Mr. Abhisit is anticipating national elections this summer to claim a mandate. And Mr. Hun Sen has upped the ante by hiring Mr. Thaksin as his own economic advisor, adding insult to injury. Compromise, always difficult, looks virtually impossible for now.
There is more at stake here than the political fortunes of two leaders. ASEAN too is being tested. For all its faults, the regional organization has always been able to assert that it has maintained the peace in Southeast Asia. The ASEAN way may be inefficient, but it has built confidence and prevented war among its members. As Indonesian Foreign Minister Marty Natalegawa - who is on the point since Jakarta currently occupies the chair of ASEAN - says, "The use of force has no place in relations among ASEAN member countries." Yet, that is exactly what is happening between Thailand and Cambodia.

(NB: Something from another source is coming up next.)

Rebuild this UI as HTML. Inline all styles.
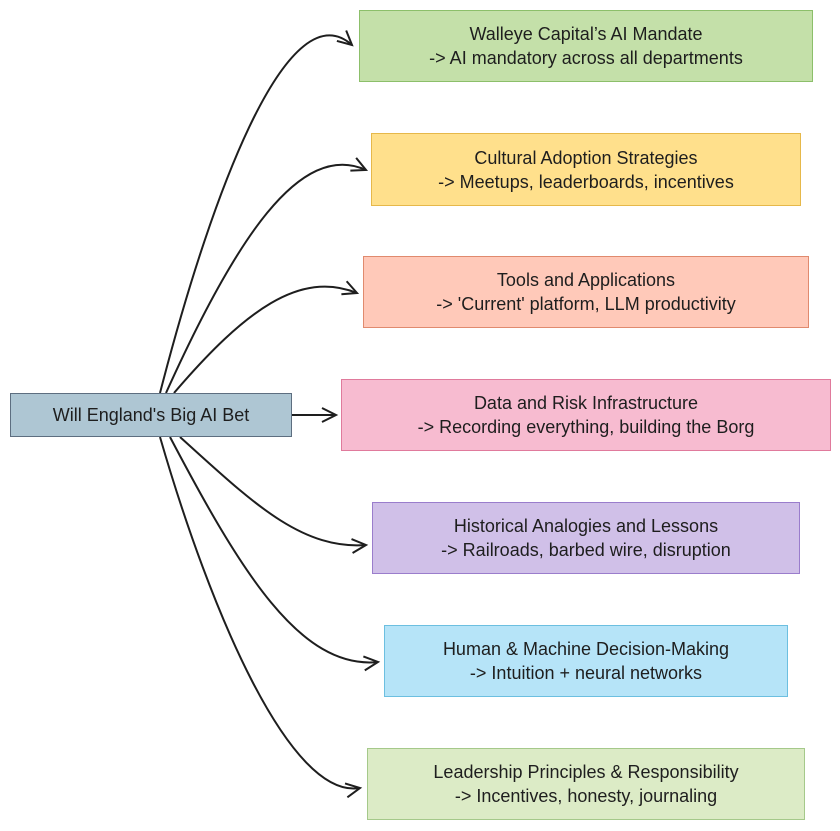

If ASEAN cannot prevent two member states - one of which was a founding member - from violating one of its fundamental principles, then the organization is more bankrupt than any had assumed. ASEAN must demand more from its members and reassert its legitimacy. Failure to resolve this dispute peacefully bodes ill for Thailand, Cambodia and ASEAN when the two countries dispute nearly 27,000 sq. km of water in the Gulf of Thailand along with other parts of their shared land border.